Like Paul, he now finds himself engaged in reminding a pagan world that there is a God.

“Our country is in a great struggle, and it’s something that Paul wrote about frequently,” said Gingrich. “Paul wrote about a world where there was paganism. That’s where we are. A number of people with great social prestige think that paganism is a reasonable way of life. They like to think that they’re unique, but they’re not.”

“In the end, I don’t believe America as we’ve known it can be understood or survive without realizing that our fundamental rights come from our Creator,” he added. “You cannot explain this country if you erase God from the picture.”

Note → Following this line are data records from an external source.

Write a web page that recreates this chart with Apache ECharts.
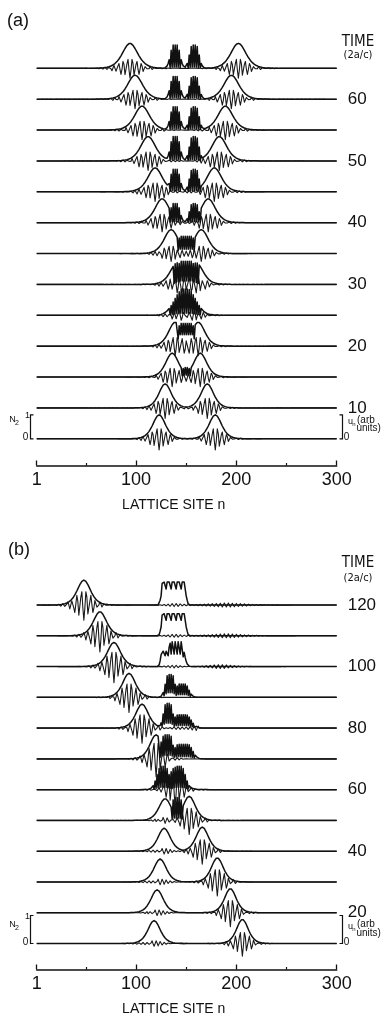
<!DOCTYPE html>
<html><head><meta charset="utf-8">
<script src="https://cdn.jsdelivr.net/npm/echarts@6/dist/echarts.min.js"></script>
<style>html,body{margin:0;padding:0;background:#fff}#c{width:386px;height:1017px}</style>
</head><body><div id="c"></div>
<script>
// ================= DATA =================
const sites = Array.from({length: 300}, (_, i) => i + 1);   // lattice sites n = 1..300
const xTickLabels = [1, 100, 200, 300];
const xMinorTicks = [50, 150, 250];

// ---- Panel (a) ----
const A_times       = [5, 10, 15, 20, 25, 30, 35, 40, 45, 50, 55, 60, 65];
const A_labelTimes  = [10, 20, 30, 40, 50, 60];
const A_leftCenter  = [123, 129, 136, 139, 145, 141, 135, 126, 119, 112, 106, 99, 94];
const A_rightCenter = [179, 171, 164, 162, 156, 160, 165, 172, 178, 183, 189, 195, 202];
const A_pulseHeight = [1.0, 1.0, 1.0, 1.0, 0.5, 0.9, 1.0, 1.0, 1.0, 1.02, 1.0, 1.0, 1.04];
const A_pulseWidth  = [8.4, 8.4, 8.6, 8.8, 9.0, 9.2, 9.4, 9.5, 9.7, 9.8, 10.0, 10.1, 10.2];
const A_uAmp        = [0.46, 0.44, 0.40, 0.37, 0.36, 0.34, 0.34, 0.38, 0.40, 0.40, 0.40, 0.40, 0.41];
const A_uWavelength = 4.5;
// fine-structure blobs: [centre, plateau half-width, edge width, height, modulation depth, modulation period]
const A_blobs = [
  [], [],
  [[150, 2, 3, 0.40, 0.8, 2]],
  [[150, 6, 3, 0.95, 0.5, 2]],
  [[149, 2, 12, 1.10, 0.92, 2]],
  [[150, 5, 6, 0.97, 0.85, 2]],
  [[150, 6, 3, 0.72, 0.75, 2]],
  [[139, 2, 4, 0.80, 0.95, 2], [158, 2, 4, 0.80, 0.95, 2]],
  [[139, 2, 4, 0.94, 0.95, 2], [158, 2, 4, 0.94, 0.95, 2]],
  [[139, 2, 4, 1.02, 0.95, 2], [158, 2, 4, 1.02, 0.95, 2]],
  [[139, 2, 4, 0.97, 0.95, 2], [158, 2, 4, 0.97, 0.95, 2]],
  [[139, 2, 4, 0.95, 0.95, 2], [158, 2, 4, 0.95, 0.95, 2]],
  [[139, 2, 4, 0.97, 0.95, 2], [158, 2, 4, 0.97, 0.95, 2]]
];

// ---- Panel (b) ----
const B_times       = [10, 20, 30, 40, 50, 60, 70, 80, 90, 100, 110, 120];
const B_labelTimes  = [20, 40, 60, 80, 100, 120];
const B_fastCenter  = [206, 194, 181, 166, 153, 139, 120, 106, 93, 78, 64, 48];
const B_fastHeight  = [0.86, 0.86, 0.86, 0.86, 0.86, 0.80, 0.86, 0.86, 0.86, 0.86, 0.86, 0.89];
const B_fastWidth   = [7.8, 7.8, 8.0, 8.2, 8.2, 8.2, 8.2, 8.4, 8.4, 8.8, 8.8, 8.8];
const B_fastUAmp    = [0.45, 0.50, 0.50, 0.46, 0.50, 0.58, 0.62, 0.54, 0.54, 0.58, 0.58, 0.54];
const B_slowCenter  = [118, 121, 124, 128, 129, null, null, null, null, null, null, null];
const B_slowHeight  = [0.82, 0.82, 0.82, 0.82, 0.78, 0, 0, 0, 0, 0, 0, 0];
const B_slowWidth   = [8.2, 8.2, 8.2, 8.2, 8.2, 8, 8, 8, 8, 8, 8, 8];
const B_slowUAmp    = [0.1, 0.1, 0.1, 0.1, 0.1, 0, 0, 0, 0, 0, 0, 0];
const B_uWavelength = 4.6;
const B_blobs = [
  [], [], [], [],
  [[141, 3, 3, 0.82, 0.9, 2]],
  [[127, 2, 6, 0.84, 0.9, 2], [143, 2, 6, 0.84, 0.9, 2]],
  [[131, 3, 4, 0.86, 0.85, 2], [147, 5, 6, 0.52, 0.85, 2]],
  [[132, 2, 4, 0.89, 0.8, 2], [146, 4, 7, 0.48, 0.8, 2]],
  [[134, 2, 4, 0.82, 0.8, 2], [146, 3, 5, 0.48, 0.8, 2]],
  [[140, 5, 4, 0.89, 0.5, 3], [129, 3, 2, 0.55, 0.3, 3]],
  [[137.5, 11, 2, 0.79, 0.3, 5]],
  [[137.5, 11, 2, 0.82, 0.3, 5]]
];
// small outgoing ripples in u_n: [centre, width, amplitude]
const B_ripples = [
  [], [], [], [], [],
  [[135, 8, 0.08]],
  [[140, 8, 0.08]],
  [[160, 5, 0.08], [140, 6, 0.05]],
  [[172, 8, 0.07], [140, 6, 0.05]],
  [[184, 10, 0.07], [138, 6, 0.05]],
  [[190, 14, 0.07], [138, 6, 0.05]],
  [[190, 15, 0.07], [138, 6, 0.05]]
];

// ================= LAYOUT (pixels) =================
const FF = '"Liberation Sans", Arial, sans-serif';
const FN = '"Liberation Sans Narrow", "DejaVu Sans Condensed", "Liberation Sans", sans-serif';
const GL = 36.7, GW = 300;
const PA = {top: 10, axisY: 465.5, base0: 438.8, spacing: 30.875, unit: 24};
const PB = {top: 540, axisY: 969.5, base0: 943.5, spacing: 30.77, unit: 28};

// ================= helpers =================
const sech = x => 1 / Math.cosh(x);
function pulse(n, c, h, w) { if (c == null || !h) return 0; const s = sech((n - c) / w); return h * s * s; }
function wave(n, c, a, w, lam) { if (c == null || !a) return 0; return a * sech((n - c) / w) * Math.sin(2 * Math.PI * (n - c) / lam - Math.PI / 2); }
function blobEnv(n, b) {
  const [c, hw, e, h] = b;
  const dist = Math.max(0, Math.abs(n - c) - hw);
  return h * Math.exp(-Math.pow(dist / e, 2));
}
// N2 at a site: smooth pulses, overlaid by dense fine structure where blobs are present
function density(n, pulses, blobs) {
  let high = Math.max(0, ...pulses);
  let low = null;
  blobs.forEach(b => {
    const env = blobEnv(n, b), h = b[3], d = b[4], p = b[5];
    high = Math.max(high, env);
    if (n % p === 0 && env >= 0.25 * h) low = Math.max(low == null ? 0 : low, env * (1 - d));
  });
  return low == null ? high : low;
}
const r4 = v => Math.round(v * 10000) / 10000;

const series = [];
function addTrace(gi, off, n2fn, ufn) {
  series.push({type: 'line', xAxisIndex: gi * 2, yAxisIndex: gi, showSymbol: false, silent: true,
    lineStyle: {color: '#1a1a1a', width: 1.1, join: 'round'},
    data: sites.map(n => [n, r4(off + ufn(n))])});
  series.push({type: 'line', xAxisIndex: gi * 2, yAxisIndex: gi, showSymbol: false, silent: true,
    lineStyle: {color: '#111', width: 1.5, join: 'round'},
    data: sites.map(n => [n, r4(off + n2fn(n))])});
}

const sA = PA.spacing / PA.unit, sB = PB.spacing / PB.unit;
A_times.forEach((t, k) => {
  const off = k * sA;
  addTrace(0, off,
    n => density(n, [pulse(n, A_leftCenter[k], A_pulseHeight[k], A_pulseWidth[k]),
                     pulse(n, A_rightCenter[k], A_pulseHeight[k], A_pulseWidth[k])], A_blobs[k]),
    n => wave(n, A_leftCenter[k], A_uAmp[k], A_pulseWidth[k] * 0.85, A_uWavelength) +
         wave(n, A_rightCenter[k], A_uAmp[k], A_pulseWidth[k] * 0.85, A_uWavelength));
});
B_times.forEach((t, k) => {
  const off = k * sB;
  addTrace(1, off,
    n => density(n, [pulse(n, B_fastCenter[k], B_fastHeight[k], B_fastWidth[k]),
                     pulse(n, B_slowCenter[k], B_slowHeight[k], B_slowWidth[k])], B_blobs[k]),
    n => wave(n, B_fastCenter[k], B_fastUAmp[k], B_fastWidth[k] * 0.8, B_uWavelength) +
         wave(n, B_slowCenter[k], B_slowUAmp[k], B_slowWidth[k], 4.2) +
         B_ripples[k].reduce((s, r) => s + wave(n, r[0], r[2], r[1], 4.0), 0));
});

function grid(P) { return {left: GL, width: GW, top: P.top, height: P.axisY - P.top, outerBoundsMode: 'none'}; }
function xAxes(gi) {
  return [
    {gridIndex: gi, type: 'value', min: 1, max: 300, position: 'bottom',
     axisLine: {show: true, onZero: false, lineStyle: {color: '#111', width: 1.5}},
     axisTick: {show: true, inside: true, length: 5, customValues: xTickLabels, lineStyle: {color: '#111', width: 1.3}},
     axisLabel: {show: true, customValues: xTickLabels, margin: 6, color: '#111', fontSize: 18, fontFamily: FF, hideOverlap: false},
     splitLine: {show: false},
     name: 'LATTICE SITE n', nameLocation: 'middle', nameGap: 33,
     nameTextStyle: {color: '#111', fontSize: 14, fontFamily: FF, padding: [0, 26, 0, 0]}},
    {gridIndex: gi, type: 'value', min: 1, max: 300, position: 'bottom',
     axisLine: {show: false, onZero: false},
     axisTick: {show: true, inside: true, length: 2.5, customValues: xMinorTicks, lineStyle: {color: '#111', width: 1.2}},
     axisLabel: {show: false}, splitLine: {show: false}}
  ];
}
function yAxis(gi, P, times, labelTimes) {
  const s = P.spacing / P.unit;
  return {gridIndex: gi, type: 'value', position: 'right',
    min: -(P.axisY - P.base0) / P.unit, max: (P.base0 - P.top) / P.unit,
    axisLine: {show: false}, axisTick: {show: false}, splitLine: {show: false},
    axisLabel: {show: true, margin: 11, color: '#111', fontSize: 17, fontFamily: FF,
      customValues: labelTimes.map(t => times.indexOf(t) * s),
      formatter: v => String(times[Math.round(v / s)])}};
}

// ---- annotations ----
const G = [];
function txt(x, y, text, size, align, family) {
  G.push({type: 'text', x: x, y: y, silent: true,
    style: {text: text, font: size + 'px ' + (family || FF), fill: '#111', textAlign: align || 'center', textVerticalAlign: 'middle'}});
}
function poly(pts) {
  G.push({type: 'polyline', silent: true, shape: {points: pts}, style: {stroke: '#111', lineWidth: 1.2, fill: null}});
}
function brackets(P) {
  const b = P.base0, t = P.base0 - P.unit;
  poly([[33.5, t], [30.5, t], [30.5, b], [33.5, b]]);
  txt(27.5, t + 1, '1', 9);
  txt(25.5, b - 1.5, '0', 10);
  txt(12.5, b - 19, 'N', 9);
  txt(17, b - 15.5, '2', 7);
  poly([[339.5, t], [342.5, t], [342.5, b], [339.5, b]]);
  txt(346.5, b - 1.5, '0', 10);
  txt(350.5, b - 17, 'u', 9);
  txt(354, b - 14.5, 'n', 6);
  txt(357, b - 19, '(arb', 10, 'left');
  txt(356.5, b - 10.5, 'units)', 10, 'left');
}
txt(7, 21, '(a)', 18, 'left');
txt(358, 42.5, 'TIME', 15, 'center', FN);
txt(358, 55, '(2a/c)', 11, 'center', FN);
txt(8, 550, '(b)', 18, 'left');
txt(358, 563, 'TIME', 15, 'center', FN);
txt(358, 578.5, '(2a/c)', 11, 'center', FN);
brackets(PA);
brackets(PB);

const chart = echarts.init(document.getElementById('c'), null, {renderer: 'canvas'});
chart.setOption({
  animation: false,
  backgroundColor: '#fff',
  grid: [grid(PA), grid(PB)],
  xAxis: [...xAxes(0), ...xAxes(1)],
  yAxis: [yAxis(0, PA, A_times, A_labelTimes), yAxis(1, PB, B_times, B_labelTimes)],
  series: series,
  graphic: G
});
</script></body></html>
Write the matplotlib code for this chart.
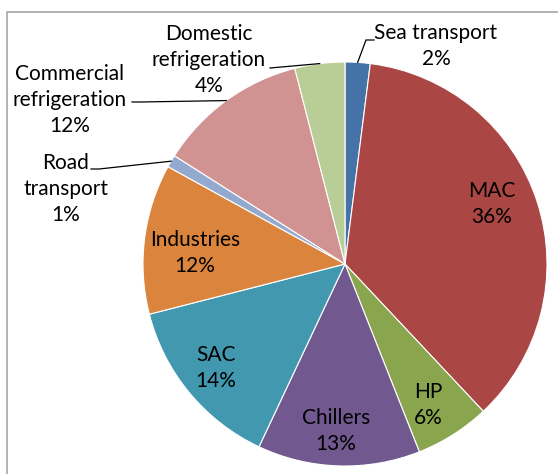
import matplotlib
matplotlib.use("Agg")
import matplotlib.pyplot as plt
from matplotlib.patches import Rectangle
import numpy as np

categories = ["Sea transport", "MAC", "HP", "Chillers", "SAC", "Industries",
              "Road\ntransport", "Commercial\nrefrigeration", "Domestic\nrefrigeration"]
values = [2, 36, 6, 13, 14, 12, 1, 12, 4]
colors = ["#4572A7", "#AA4643", "#89A54E", "#71588F", "#4198AF", "#DB843D",
          "#93A9CF", "#D19392", "#B9CD96"]

W, H = 558, 474
CX, CY, R = 345, 264, 202

fig = plt.figure(figsize=(W / 100, H / 100), dpi=100)
fig.patch.set_facecolor("white")
# chart frame (cropped)
fig.patches.append(Rectangle((7 / W, -0.1), 1.2, (H - 12) / H + 0.1, transform=fig.transFigure,
                             fill=False, edgecolor="#A6A6A6", linewidth=1.2))

ax = fig.add_axes([(CX - R) / W, (H - CY - R) / H, 2 * R / W, 2 * R / H])
wedges, _ = ax.pie(values, colors=colors, startangle=90, counterclock=False,
                   radius=1, wedgeprops=dict(edgecolor="white", linewidth=0.8))
ax.set_xlim(-1, 1)
ax.set_ylim(-1, 1)
ax.axis("off")


def px(x, y):
    return ((x - CX) / R, (CY - y) / R)


# label anchor positions (pixel coordinates, centers)
label_pos = [(436, 46), (492, 204), (428, 405), (336, 431), (216, 368), (195, 253),
             (66, 189), (70, 100), (209, 60)]
# leader line far ends (pixel) for outside labels
leader_pts = {0: [(374, 40), (366, 40)], 6: [(91, 169), (99, 169)],
              7: [(132, 102), (140, 102)], 8: [(270, 68)]}

total = sum(values)
for i, (cat, v) in enumerate(zip(categories, values)):
    txt = f"{cat}\n{round(100 * v / total)}%"
    x, y = px(*label_pos[i])
    ax.text(x, y, txt, ha="center", va="center", fontsize=15, family="Lato",
            linespacing=1.38, color="black")
    if i in leader_pts:
        w = wedges[i]
        mid = np.deg2rad((w.theta1 + w.theta2) / 2)
        ex, ey = np.cos(mid), np.sin(mid)
        pts = [px(*p) for p in leader_pts[i]]
        xs = [p[0] for p in pts] + [ex]
        ys = [p[1] for p in pts] + [ey]
        ax.plot(xs, ys, color="black", linewidth=0.9, clip_on=False)

fig.savefig("out.png", dpi=100)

In addition to his work as the founder of the non-partisan think tank American Solutions, Gingrich and his wife have produced documentaries, including Rediscovering God in America II: Our Heritage, and their newest, Nine Days that Changed the World, which examines the role that President Ronald Reagan and Pope John Paul II played in bringing down the Berlin Wall and ending European Communism.

Gingrich said that he became deeply convicted when the 9th Circuit Court said that it was unconstitutional for the school district to lead students in a recitation of the Pledge of Allegiance.

“Faced with the choice between a pagan world and a Christian one, I had zero doubt about what kind of world I wanted my grandchildren to grow up in.”